Editorial Comments on the IHRP’s Future: A Follow Up Letter

Dear Readers,

In light of the ongoing controversy surrounding the hiring of Professor Valentina Azarova to fill the multi-year vacancy of the Directorship of the International Human Rights Program (IHRP), we wish to provide some optimism regarding the topic of this issue: IHRP fellowships.

Despite dissatisfactory answers from Dean Iacobucci and the insufficient “investigation” announced October 14, the short-term future of the IHRP is no longer completely uncertain. With the announcement of Professor Rebecca Cook coming on as the second interim Director of the IHRP and with concerted efforts from members of the administrative team, IHRP fellowships are still a go!

These fellowships consistently bring fulfilling and exciting work to University of Toronto law students passionate about international legal issues and practice. Not only can our legal boundaries expand through unique applications of the law and meaningful collaborations, but the contributions of IHRP fellows have the potential to push international legal norms forward and add to precedent-setting projects that benefit individuals around the world. For a sense of what fellows have done in past years, see the Fellowships Highlights from 2019, 2018, 2017, and more in our Archive. For a sense of what the 2020 IHRP Fellows achieved despite the pandemic, and how you may still forge a meaningful fellowship experience as COVID-19 continues, see our four excellent submissions in this issue.

The Faculty of Law’s Manager of Experiential Education, Kim Snell, wishes to reassure all interested students that the fellowship process will continue as normal. In email correspondence with the Rights Review Editors in Chief, she directs students to the following:

  1. Later this fall, the International Law Club hopes to host an information session on the student experience of IHRP summer internships
  2. Ms. Snell will participate in the CDO info session on all Law School Summer Employment Program (LSSEP) opportunities, likely to be held early November; and
  3. The IHRP website will be updated soon, including the fellowship guide.

Ms. Snell further clarifies that in light of the global pandemic and the continued uncertainty around international travel, all students will be asked, as part of their application, whether their proposed host organization can support remote work, if necessary. If students are starting to research, reach out, or apply to potential organizations, they may want to specifically engage on this question.

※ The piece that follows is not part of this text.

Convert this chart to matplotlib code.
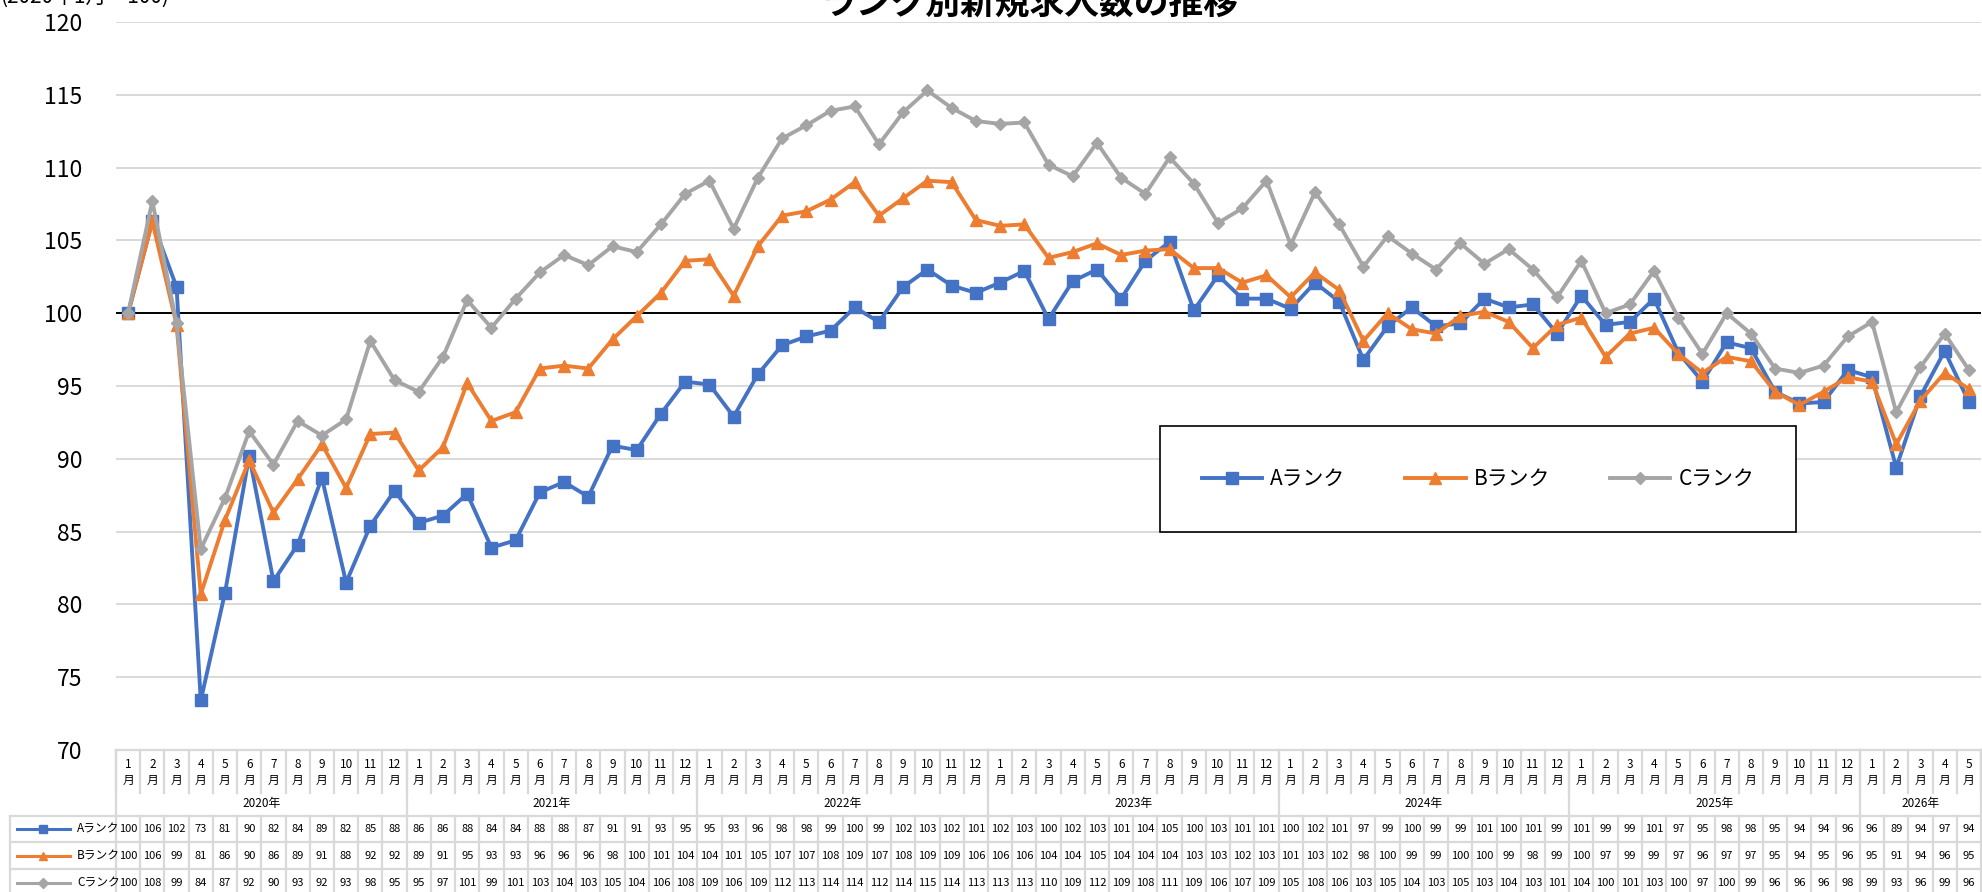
import numpy as np
import matplotlib
matplotlib.use('Agg')
import matplotlib.pyplot as plt

plt.rcParams['font.family'] = ['Noto Sans CJK JP', 'DejaVu Sans']

# Chart data (index, 2020年1月 = 100)
years = ['2020年', '2021年', '2022年', '2023年', '2024年', '2025年', '2026年']
months_per_year = [12, 12, 12, 12, 12, 12, 5]
series_names = ['Aランク', 'Bランク', 'Cランク']

rank_a = [100, 106.3, 101.8, 73.4, 80.8, 90.2, 81.6, 84.1, 88.7, 81.5, 85.4, 87.8,
          85.6, 86.1, 87.6, 83.9, 84.4, 87.7, 88.4, 87.4, 90.9, 90.6, 93.1, 95.3,
          95.1, 92.9, 95.8, 97.8, 98.4, 98.8, 100.4, 99.4, 101.8, 103.0, 101.9, 101.4,
          102.1, 102.9, 99.6, 102.2, 103.0, 101.0, 103.6, 104.9, 100.2, 102.6, 101.0, 101.0,
          100.3, 102.1, 100.8, 96.8, 99.1, 100.4, 99.1, 99.3, 101.0, 100.4, 100.6, 98.6,
          101.2, 99.2, 99.4, 101.0, 97.3, 95.3, 98.0, 97.6, 94.6, 93.8, 93.9, 96.1,
          95.6, 89.4, 94.3, 97.4, 93.9]
rank_b = [100, 106.3, 99.2, 80.7, 85.8, 89.9, 86.3, 88.6, 91.0, 88.0, 91.7, 91.8,
          89.2, 90.8, 95.2, 92.6, 93.2, 96.2, 96.4, 96.2, 98.2, 99.8, 101.4, 103.6,
          103.7, 101.2, 104.6, 106.7, 107.0, 107.8, 109.0, 106.7, 107.9, 109.1, 109.0, 106.4,
          106.0, 106.1, 103.8, 104.2, 104.8, 104.0, 104.3, 104.4, 103.1, 103.1, 102.1, 102.6,
          101.1, 102.8, 101.6, 98.1, 100.0, 98.9, 98.6, 99.8, 100.1, 99.4, 97.6, 99.2,
          99.7, 97.0, 98.6, 99.0, 97.2, 95.9, 97.0, 96.7, 94.6, 93.7, 94.6, 95.6,
          95.3, 91.0, 94.0, 95.9, 94.8]
rank_c = [100, 107.7, 99.3, 83.8, 87.3, 91.9, 89.6, 92.6, 91.6, 92.7, 98.1, 95.4,
          94.6, 97.0, 100.9, 99.0, 101.0, 102.8, 104.0, 103.3, 104.6, 104.2, 106.1, 108.2,
          109.1, 105.8, 109.3, 112.0, 112.9, 113.9, 114.2, 111.6, 113.8, 115.3, 114.1, 113.2,
          113.0, 113.1, 110.2, 109.4, 111.7, 109.3, 108.2, 110.7, 108.9, 106.2, 107.2, 109.1,
          104.7, 108.3, 106.1, 103.2, 105.3, 104.1, 103.0, 104.8, 103.4, 104.4, 103.0, 101.1,
          103.6, 100.0, 100.6, 102.9, 99.7, 97.2, 100.0, 98.6, 96.2, 95.9, 96.4, 98.4,
          99.4, 93.2, 96.3, 98.6, 96.1]

colors = ['#4472C4', '#ED7D31', '#A5A5A5']
markers = ['s', '^', 'D']
msizes = [8, 8.5, 6.5]
grid_c = '#d9d9d9'

month_labels = [str(m + 1) for n in months_per_year for m in range(n)]
x = np.arange(len(rank_a))
all_series = [rank_a, rank_b, rank_c]

W, H = 1983, 892
fig = plt.figure(figsize=(W / 100, H / 100), dpi=100)

# plot area in pixels
left, right, top, bottom = 116, 1981, 22, 750
ax = fig.add_axes([left / W, (H - bottom) / H, (right - left) / W, (bottom - top) / H])
ax.set_xlim(-0.5, len(x) - 0.5)
ax.set_ylim(70, 120)
ax.set_yticks(np.arange(70, 121, 5))
ax.set_xticks([])
ax.tick_params(axis='y', length=0, pad=24, labelsize=16.5)
ax.grid(axis='y', color=grid_c, lw=1.4)
ax.set_axisbelow(True)
for s in ['left', 'right', 'top']:
    ax.spines[s].set_visible(False)
ax.spines['bottom'].set_color(grid_c)
ax.spines['bottom'].set_linewidth(1.5)
ax.axhline(100, color='black', lw=1.4, zorder=1)

handles = []
for vals, c, m, ms, name in zip(all_series, colors, markers, msizes, series_names):
    h, = ax.plot(x, vals, color=c, lw=2.8, marker=m, markersize=ms, label=name, zorder=3)
    handles.append(h)

leg = fig.legend(handles=handles, loc='center', ncol=3, mode='expand',
                 bbox_to_anchor=(1160 / W, 1 - 532 / H, 636 / W, 106 / H),
                 fontsize=15, frameon=True, fancybox=False, edgecolor='black',
                 borderpad=2.0, borderaxespad=0, handlelength=2.9, handletextpad=0.4,
                 framealpha=1)
leg.get_frame().set_linewidth(1.2)

# title and unit note (cut off at the top edge like the original)
fig.text(1030 / W, 1 - 14 / H, 'ランク別新規求人数の推移', ha='center', va='baseline',
         fontsize=25, weight='bold')
fig.text(0, 1 - 3 / H, '(2020年1月＝100)', ha='left', va='baseline', fontsize=15)

# data table below the chart
tax = fig.add_axes([left / W, 0, (right - left) / W, (H - bottom) / H])
tax.set_xlim(-0.5, len(x) - 0.5)
tax.set_ylim(H, 749)
tax.axis('off')
colw = (right - left) / len(x)


def px(p):
    return (p - left) / colw - 0.5


lw_t = 1.6
label_left = px(10)
# month row
for i in range(len(x) + 1):
    tax.plot([i - 0.5, i - 0.5], [749, 792], color=grid_c, lw=lw_t, clip_on=False)
for i, lab in enumerate(month_labels):
    tax.text(i, 764, lab, ha='center', va='center', fontsize=8.5)
    tax.text(i, 780, '月', ha='center', va='center', fontsize=8.5)
# year row
start = 0
for y, n in zip(years, months_per_year):
    tax.plot([start - 0.5, start - 0.5], [749, 815], color=grid_c, lw=lw_t, clip_on=False)
    tax.text(start + (n - 1) / 2, 803, y, ha='center', va='center', fontsize=8.5)
    start += n
tax.plot([start - 0.5, start - 0.5], [749, 815], color=grid_c, lw=lw_t, clip_on=False)
tax.plot([-0.5, len(x) - 0.5], [749, 749], color=grid_c, lw=lw_t, clip_on=False)
# value rows
row_lines = [815, 842, 869, 896]
for yl in row_lines:
    tax.plot([label_left, len(x) - 0.5], [yl, yl], color=grid_c, lw=lw_t, clip_on=False)
for xv in [label_left] + [i - 0.5 for i in range(len(x) + 1)]:
    tax.plot([xv, xv], [815, 896], color=grid_c, lw=lw_t, clip_on=False)
for r, (vals, c, m, ms, name) in enumerate(zip(all_series, colors, markers, msizes, series_names)):
    yc = (row_lines[r] + row_lines[r + 1]) / 2
    tax.plot([px(17), px(70)], [yc, yc], color=c, lw=2.2, clip_on=False)
    tax.plot([px(43)], [yc], color=c, marker=m, markersize=ms * 0.75, clip_on=False)
    tax.text(px(77), yc, name, ha='left', va='center', fontsize=8.5)
    for i, v in enumerate(vals):
        tax.text(i, yc, f'{v:.0f}', ha='center', va='center', fontsize=8)

fig.savefig('out.png', dpi=100)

Finally, if anyone has questions or concerns about the fellowship process, Ms. Snell welcomes your correspondence. You can reach her at: kim.snell@utoronto.ca.

We thank Ms. Snell for her clarifying answers and for her hard work ensuring IHRP fellowships will occur as usual. We also look forward to collaborating with everyone involved in the interim IHRP leadership and welcoming Professor Rebecca Cook to the interim Director position with open and grateful arms.